In Illinois prisons, 98% of women reported having experienced physical abuse prior to incarceration, according to a 2010 study. When women defend themselves against their abusers, they are often charged with violent crimes, meaning that they are punished with longer sentences.
“We’re traumatized from all kinds of domestic violence, mental wellness issues and addictions,” said Cosby. “And when we leave the system, we don’t get any support.”
Cosby believes that the criminal justice system needs to take inmates who are serving longer sentences into account when considering reform options.
“In terms of passing legislation, it is people with violent crimes that are cut out,” said Cosby, who served 20 years in prison for a violent conviction. Cosby, like Bain, is a Soros Justice Fellow, and has been a vocal advocate for policy reform on all levels of incarceration.
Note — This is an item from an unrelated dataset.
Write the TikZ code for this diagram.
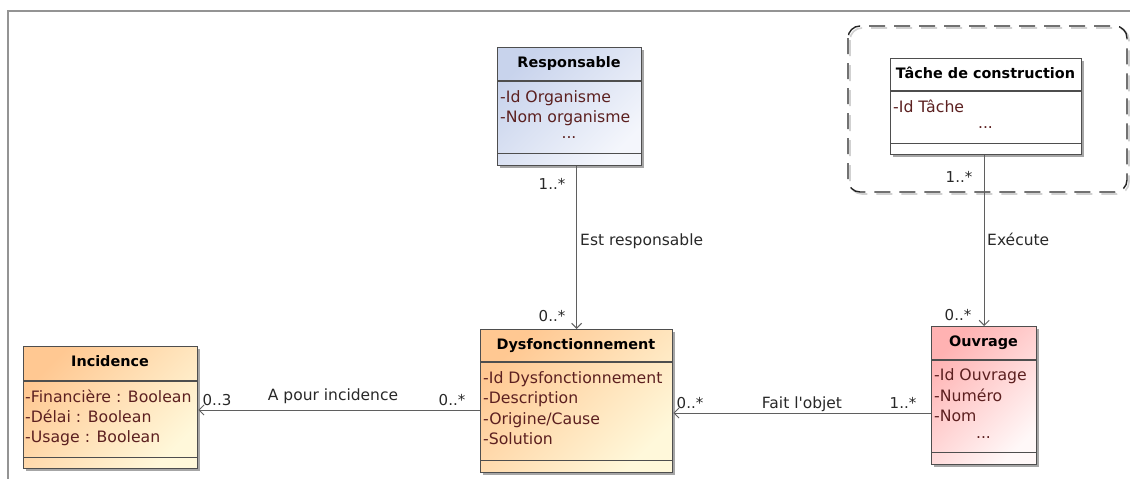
\documentclass[tikz,border=0pt]{standalone}
\usepackage{fontspec}
\setmainfont{DejaVu Sans}[Ligatures=TeXOff]
\usetikzlibrary{arrows.meta,shadows,calc}
\definecolor{attrc}{RGB}{92,32,32}
\definecolor{bordc}{RGB}{78,78,78}
\definecolor{linec}{RGB}{95,95,95}
\definecolor{bluea}{RGB}{200,211,236}
\definecolor{blueb}{RGB}{244,246,252}
\definecolor{orga}{RGB}{255,200,146}
\definecolor{orgb}{RGB}{255,248,218}
\definecolor{pinka}{RGB}{255,178,178}
\definecolor{pinkb}{RGB}{255,248,248}
\definecolor{framec}{RGB}{148,148,148}
\definecolor{txtc}{RGB}{40,40,40}
\tikzset{
  classbox/.style={rectangle, draw=bordc, line width=1.3pt, anchor=north west, inner sep=0pt,
    drop shadow={shadow xshift=2.5pt, shadow yshift=-2.5pt, opacity=0.35, fill=black}},
  blueshade/.style={top color=bluea, bottom color=blueb, shading angle=45},
  orangeshade/.style={top color=orga, bottom color=orgb, shading angle=45},
  pinkshade/.style={top color=pinka, bottom color=pinkb, shading angle=45},
  whitefill/.style={fill=white},
  sepline/.style={draw=bordc, line width=1.1pt},
  ctitle/.style={font=\bfseries\fontsize{14.4}{16}\selectfont, text=black, anchor=base, inner sep=0pt},
  cattr/.style={font=\fontsize{15.7}{18}\selectfont, text=attrc, anchor=base west, inner sep=0pt},
  cdots/.style={font=\fontsize{15.5}{18}\selectfont, text=attrc, anchor=base, inner sep=0pt},
  assoc/.style={draw=linec, line width=1pt, -{Straight Barb[length=5pt,width=10pt]}},
  mult/.style={font=\fontsize{15}{18}\selectfont, text=txtc, anchor=base, inner sep=0pt},
  lbl/.style={font=\fontsize{15.5}{18}\selectfont, text=txtc, inner sep=0pt},
  groupframe/.style={draw=black!85, line width=1.4pt, dash pattern=on 16pt off 9pt, rounded corners=12pt},
  groupshadow/.style={draw=black!18, line width=1.6pt, dash pattern=on 16pt off 9pt, rounded corners=12pt},
}
\begin{document}
\begin{tikzpicture}[x=1pt,y=-1pt]
\useasboundingbox (0,0) rectangle (1130,479);
% outer frame
\draw[framec, line width=1.5pt] (8,479) -- (8,11) -- (1130,11);

% group (dashed)
\draw[groupshadow] (850,28) rectangle (1129,194);
\draw[groupframe] (848,26) rectangle (1127,192);

% Responsable
\node[classbox, blueshade, minimum width=144pt, minimum height=118pt] (resp) at (497,47) {};
\draw[sepline] ([yshift=-34pt]resp.north west) -- ([yshift=-34pt]resp.north east);
\draw[sepline] ([yshift=13pt]resp.south west) -- ([yshift=13pt]resp.south east);
\node[ctitle] (respT) at (569,67) {Responsable};
\node[cattr] (respA1) at (500,102) {-Id Organisme};
\node[cattr] (respA2) at (500,122) {-Nom organisme};
\node[cdots] (respA3) at (569,138) {...};

% Tache de construction
\node[classbox, whitefill, minimum width=191pt, minimum height=96pt] (tache) at (890,58) {};
\draw[sepline] ([yshift=-33pt]tache.north west) -- ([yshift=-33pt]tache.north east);
\draw[sepline] ([yshift=12pt]tache.south west) -- ([yshift=12pt]tache.south east);
\node[ctitle] (tacheT) at (985.5,78) {Tâche de construction};
\node[cattr] (tacheA1) at (893,112) {-Id Tâche};
\node[cdots] (tacheA2) at (985.5,128) {...};

% Ouvrage
\node[classbox, pinkshade, minimum width=105pt, minimum height=138pt] (ouv) at (931,326) {};
\draw[sepline] ([yshift=-34pt]ouv.north west) -- ([yshift=-34pt]ouv.north east);
\draw[sepline] ([yshift=13pt]ouv.south west) -- ([yshift=13pt]ouv.south east);
\node[ctitle] (ouvT) at (983.5,346) {Ouvrage};
\node[cattr] (ouvA1) at (934,380) {-Id Ouvrage};
\node[cattr] (ouvA2) at (934,401) {-Numéro};
\node[cattr] (ouvA3) at (934,421) {-Nom};
\node[cdots] (ouvA4) at (983.5,438) {...};

% Dysfonctionnement
\node[classbox, orangeshade, minimum width=192pt, minimum height=143pt] (dysf) at (480,329) {};
\draw[sepline] ([yshift=-33pt]dysf.north west) -- ([yshift=-33pt]dysf.north east);
\draw[sepline] ([yshift=13pt]dysf.south west) -- ([yshift=13pt]dysf.south east);
\node[ctitle] (dysfT) at (576,349) {Dysfonctionnement};
\node[cattr] (dysfA1) at (483,383) {-Id Dysfonctionnement};
\node[cattr] (dysfA2) at (483,403) {-Description};
\node[cattr] (dysfA3) at (483,424) {-Origine/Cause};
\node[cattr] (dysfA4) at (483,444) {-Solution};

% Incidence
\node[classbox, orangeshade, minimum width=174pt, minimum height=122pt] (inc) at (23,346) {};
\draw[sepline] ([yshift=-35pt]inc.north west) -- ([yshift=-35pt]inc.north east);
\draw[sepline] ([yshift=12pt]inc.south west) -- ([yshift=12pt]inc.south east);
\node[ctitle] (incT) at (110,366) {Incidence};
\node[cattr] (incA1) at (25,402) {-Financière : Boolean};
\node[cattr] (incA2) at (25,422) {-Délai : Boolean};
\node[cattr] (incA3) at (25,442) {-Usage : Boolean};

% connectors
\coordinate (incY) at (0,410);
\coordinate (objY) at (0,413);
\draw[assoc] (dysf.north |- resp.south) -- (dysf.north);
\draw[assoc] (ouv.north |- tache.south) -- (ouv.north);
\draw[assoc] (dysf.west |- incY) -- (inc.east |- incY);
\draw[assoc] (ouv.west |- objY) -- (dysf.east |- objY);

% labels
\node[mult] (m1) at (552,189) {1..*};
\node[mult] (m2) at (552,321) {0..*};
\node[lbl, anchor=base west] (l1) at (580,245) {Est responsable};

\node[mult] (m3) at (959,182) {1..*};
\node[mult] (m4) at (958,320) {0..*};
\node[lbl, anchor=base west] (l2) at (987,245) {Exécute};

\node[mult] (m5) at (217,405) {0..3};
\node[mult] (m6) at (452,405) {0..*};
\node[lbl, anchor=base] (l3) at (333,400) {A pour incidence};

\node[mult] (m7) at (690,408) {0..*};
\node[mult] (m8) at (903,408) {1..*};
\node[lbl, anchor=base] (l4) at (802,408) {Fait l'objet};
\end{tikzpicture}
\end{document}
“What we need to do is focus on the violence of the system,” said Cosby. “In terms of the system, long-timers like myself are actually the least likely people to return to prison on a new case or a technical violation.”
Although the rates of recidivism and reentry into the criminal justice system are lowest for individuals convicted of violent crimes (and 30%-50% lower for individuals convicted of violent offenses than for criminals convicted of larceny or vehicle theft), these individuals nearly always face the most barriers to reentry.
Cosby believes that policy reforms must apply to all incarcerated people—regardless of the length of their sentence.
“Long-timers don’t get to apply to participate in some of the programming that gets offered in some prisons,” she said. “And it creates this kind of division.”
In order to create meaningful change, Cosby believes that women who have personally experienced incarceration must use their voices to lead advocacy efforts. Her organization empowers these women to share their personal experiences and shape the conversation around criminal justice reform.
“Research is being done, but for us, it’s our lived experiences,” said Cosby. “It’s a real community—it’s the relationships that I’ve built and the meals that I cooked.”